You may find yourself wondering how, exactly, officers establish reasonable suspicion of impairment. The answer is that they use a combination of field sobriety tests and chemical testing to determine if someone is likely under the influence of alcohol while driving.

Field Sobriety Tests Focus On the Science of How Alcohol Affects Your Body

When an officer asks you to step out of the car during a traffic stop, they do so to check you for signs of physical impairment. Some of the field sobriety tests they administer will look at your balance and equilibrium. For example, your ability to balance on one foot while moving your arms or torso could be indicative of the loss of equilibrium that comes from drinking.

Similarly, officers will often have a suspected impaired driver walk a straight line. Those under the influence of alcohol may struggle to do so. Another common test involves looking at your eyes in what is called the Horizontal Gaze Nystagmus test. Effectively, because alcohol affects the function of your eyes, the officers are monitoring you for jerky eye movements under specific conditions.

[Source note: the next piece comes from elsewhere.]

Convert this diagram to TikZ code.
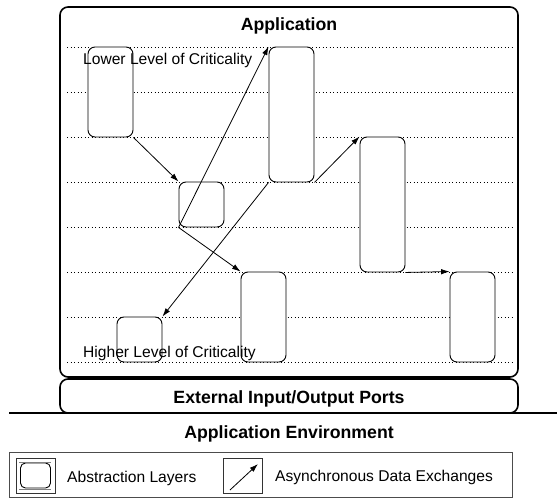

Field Sobriety Tests Can Lead to Chemical Testing

As it is certainly true that there are medical conditions that could produce behaviors or actions that an officer would consider indicative of impairment, officers typically won’t arrest someone based solely on a field sobriety test for exactly that reason. Anything from diabetes to mild equilibrium issues could result in someone totally sober failing a field sobriety test.

Officers typically use the failed field sobriety test as probable cause for additional sobriety testing, which usually involves a chemical test such as a Breathalyzer. The multiple-stage testing process helps minimize the number of mistakes that officers make when conducting impaired driving enforcement, but no field testing system is infallible.

Officers can mistake medical issues as impairment symptoms. They may also jump to conclusions that the evidence does not currently justify. The good news is that anyone who fails a field sobriety test or even a Breathalyzer still has the right to fight back.